If I’m being honest, I’ve heard enough "Cheap Grace" to last a lifetime—the kind that promises if you just show up, the struggle vanishes. But looking at the wreckage of a funeral or the finality of a divorce, a song needs more than just a melody to get me through.

Then there’s this: "Come guilty and hiding ones / There is no need to run."

It’s a nice sentiment, but hiding is often a survival mechanism. We hide because we’re terrified that if we actually showed the mess—the bitterness, the cynicism, the secret doubt—we’d be shoved out the door. Scripture talks about the "Lamb who was slain," and yeah, the theology checks out (Isaiah 53 is clear enough about the suffering), but it’s hard to reconcile a sacrificial God with a Tuesday morning where you’re just trying to figure out how to pay rent.

Does the "Lamb who was given" actually bridge that gap? Or are we just singing over the top of our own fears so we don't have to hear them scream?

If this is true—if Christ really is born for the unstable, the bitter, and the empty-handed—then it has to be true in the grit. It can’t just be something we croon to feel better during an advent service. If I’m coming, I’m coming as a wreck. I don’t want the "peace" that just makes me feel calm; I want the peace that actually survives the reality of a world that keeps breaking.

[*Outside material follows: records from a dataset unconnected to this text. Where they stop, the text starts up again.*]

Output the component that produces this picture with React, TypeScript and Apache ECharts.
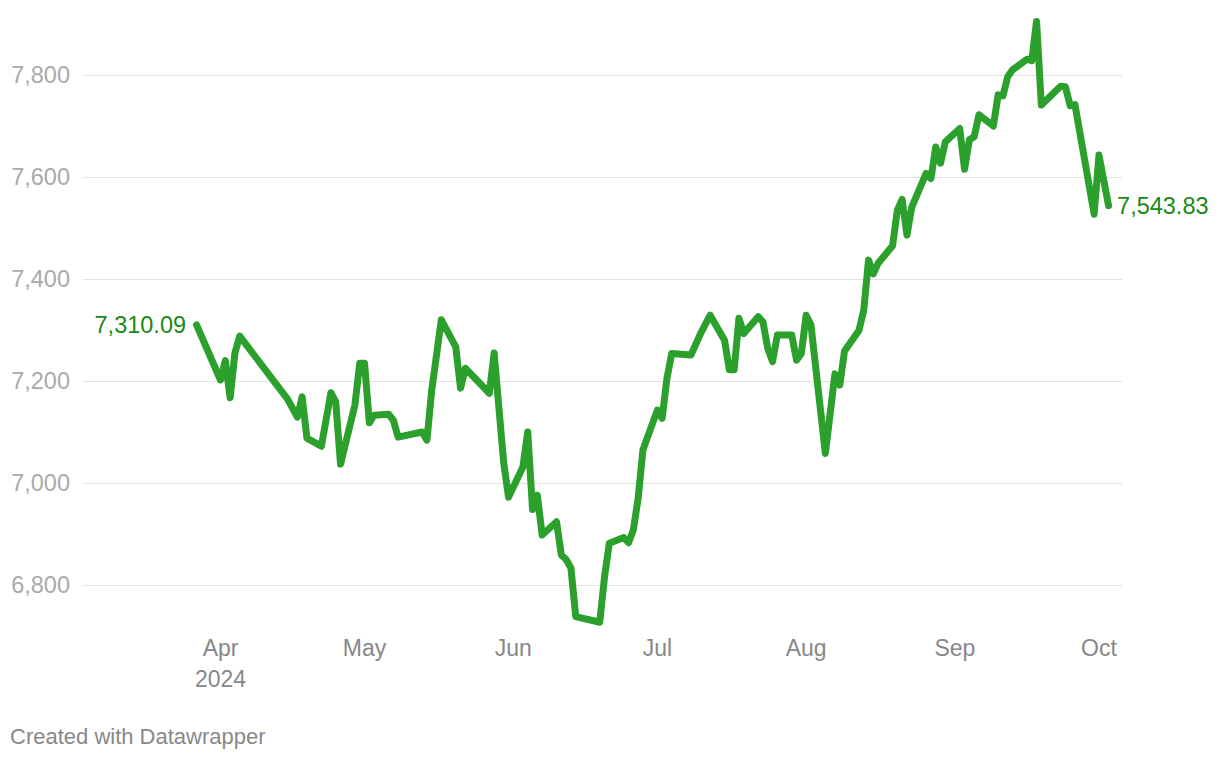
import React, { useEffect, useRef } from 'react';
import * as echarts from 'echarts';

const dates = [
  '2024-03-27', '2024-04-01', '2024-04-02', '2024-04-03', '2024-04-04', '2024-04-05',
  '2024-04-15', '2024-04-17', '2024-04-18', '2024-04-19', '2024-04-22', '2024-04-24',
  '2024-04-25', '2024-04-26', '2024-04-29', '2024-04-30', '2024-05-01', '2024-05-02',
  '2024-05-03', '2024-05-06', '2024-05-07', '2024-05-08', '2024-05-13', '2024-05-14',
  '2024-05-15', '2024-05-17', '2024-05-20', '2024-05-21', '2024-05-22', '2024-05-27',
  '2024-05-28', '2024-05-30', '2024-05-31', '2024-06-03', '2024-06-04', '2024-06-05',
  '2024-06-06', '2024-06-07', '2024-06-10', '2024-06-11', '2024-06-12', '2024-06-13',
  '2024-06-14', '2024-06-19', '2024-06-20', '2024-06-21', '2024-06-24', '2024-06-25',
  '2024-06-26', '2024-06-27', '2024-06-28', '2024-07-01', '2024-07-02', '2024-07-03',
  '2024-07-04', '2024-07-08', '2024-07-10', '2024-07-12', '2024-07-15', '2024-07-16',
  '2024-07-17', '2024-07-18', '2024-07-19', '2024-07-22', '2024-07-23', '2024-07-24',
  '2024-07-25', '2024-07-26', '2024-07-29', '2024-07-30', '2024-07-31', '2024-08-01',
  '2024-08-02', '2024-08-05', '2024-08-07', '2024-08-08', '2024-08-09', '2024-08-12',
  '2024-08-13', '2024-08-14', '2024-08-15', '2024-08-16', '2024-08-19', '2024-08-20',
  '2024-08-21', '2024-08-22', '2024-08-23', '2024-08-26', '2024-08-27', '2024-08-28',
  '2024-08-29', '2024-08-30', '2024-09-02', '2024-09-03', '2024-09-04', '2024-09-05',
  '2024-09-06', '2024-09-09', '2024-09-10', '2024-09-11', '2024-09-12', '2024-09-13',
  '2024-09-16', '2024-09-17', '2024-09-18', '2024-09-19', '2024-09-23', '2024-09-24',
  '2024-09-25', '2024-09-26', '2024-09-30', '2024-10-01', '2024-10-03',
];

const values = [
  7310.09, 7202, 7240, 7167, 7255, 7288,
  7164, 7129, 7169, 7088, 7072, 7177,
  7159, 7037, 7153, 7235, 7235, 7118,
  7133, 7135, 7123, 7090, 7100, 7084,
  7182, 7320, 7267, 7186, 7225, 7176,
  7255, 7039, 6972, 7032, 7100, 6948,
  6976, 6898, 6924, 6859, 6850, 6833,
  6738, 6727, 6816, 6882, 6893, 6883,
  6908, 6970, 7065, 7143, 7127, 7205,
  7254, 7251, 7293, 7329, 7280, 7222,
  7222, 7323, 7293, 7326, 7316, 7264,
  7238, 7290, 7290, 7241, 7254, 7329,
  7310, 7058, 7214, 7192, 7259, 7299,
  7339, 7437, 7410, 7431, 7465, 7535,
  7556, 7486, 7541, 7607, 7597, 7659,
  7627, 7669, 7695, 7615, 7673, 7679,
  7722, 7700, 7761, 7759, 7797, 7810,
  7831, 7828, 7905, 7741, 7778, 7777,
  7740, 7742, 7527, 7643, 7543.83,
];

const monthTicks = ['2024-04-01', '2024-05-01', '2024-06-01', '2024-07-01', '2024-08-01', '2024-09-01', '2024-10-01'];
const monthLabels = ['Apr\n2024', 'May', 'Jun', 'Jul', 'Aug', 'Sep', 'Oct'];
const yTicks = [6800, 7000, 7200, 7400, 7600, 7800];

const toTs = (s: string) => {
  const [y, m, d] = s.split('-').map(Number);
  return Date.UTC(y, m - 1, d);
};

const FONT = '"Liberation Sans", Arial, Helvetica, sans-serif';

export default function App() {
  const ref = useRef<HTMLDivElement>(null);
  useEffect(() => {
    const chart = echarts.init(ref.current!, null, { renderer: 'svg' });
    const DAY = 86400000;
    const apr1 = toTs('2024-04-01');
    const tickTs = monthTicks.map(toTs);
    const labelFor = (v: number) => {
      const i = tickTs.findIndex((t) => Math.abs(t - v) < DAY / 2);
      return i >= 0 ? monthLabels[i] : '';
    };
    const last = dates.length - 1;
    const green = '#178a17';
    const data = dates.map((d, i) => {
      const item: any = { value: [toTs(d), values[i]] };
      if (i === 0 || i === last) {
        item.label = {
          show: true,
          position: i === 0 ? 'left' : 'right',
          distance: i === 0 ? 10 : 8,
          color: green,
          opacity: 1,
          fontSize: 23.5,
          fontFamily: FONT,
          formatter: (p: any) =>
            p.value[1].toLocaleString('en-US', { minimumFractionDigits: 2, maximumFractionDigits: 2 }),
        };
      }
      return item;
    });
    chart.setOption({
      animation: false,
      backgroundColor: '#ffffff',
      grid: { left: 83, right: 98, top: 24, height: 601.8 },
      xAxis: {
        type: 'value',
        min: apr1 - 28.65 * DAY,
        max: apr1 + 187.8 * DAY,
        axisLine: { show: false },
        axisTick: { show: false, customValues: tickTs },
        splitLine: { show: false },
        axisLabel: {
          customValues: tickTs,
          formatter: (v: number) => labelFor(v),
          color: '#888888',
          fontSize: 23,
          lineHeight: 31,
          margin: 7,
          fontFamily: FONT,
        },
      },
      yAxis: {
        type: 'value',
        min: 6720,
        max: 7900,
        axisLine: { show: false },
        axisTick: { show: false, customValues: yTicks },
        splitLine: { show: true, lineStyle: { color: '#e2e2e2', width: 1 } },
        axisLabel: {
          customValues: yTicks,
          formatter: (v: number) => v.toLocaleString('en-US'),
          color: '#aaaaaa',
          fontSize: 23.5,
          margin: 13,
          fontFamily: FONT,
        },
      },
      series: [
        {
          type: 'line',
          data,
          symbol: 'circle',
          symbolSize: 1,
          showSymbol: true,
          clip: false,
          lineStyle: { color: '#2ca02c', width: 7, cap: 'round', join: 'round' },
          itemStyle: { color: 'rgba(0,0,0,0)' },
          label: { show: false },
          emphasis: { disabled: true },
        },
      ],
      graphic: [
        {
          type: 'text',
          left: 10,
          top: 725,
          style: {
            text: 'Created with Datawrapper',
            fill: '#888888',
            fontSize: 22,
            fontFamily: FONT,
          },
        },
      ],
    });
    return () => chart.dispose();
  }, []);
  return (
    <div
      ref={ref}
      style={{ position: 'absolute', left: 0, top: 0, width: 1220, height: 760 }}
    />
  );
}
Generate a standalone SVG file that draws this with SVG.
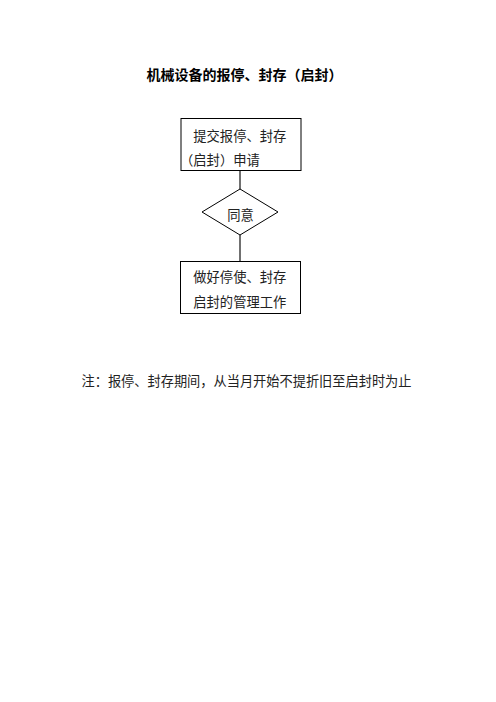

I’m still standing here at the back. I haven’t walked to the front yet. I’m not sure if the invitation is enough to cover the weight of the last year. But maybe, just maybe, the fact that I’m still listening to the words means there’s a sliver of something underneath the cynicism that wants to believe the offer isn’t just another empty promise. I’ll keep listening, but I’m not promising I’ll be convinced by the end of the bridge.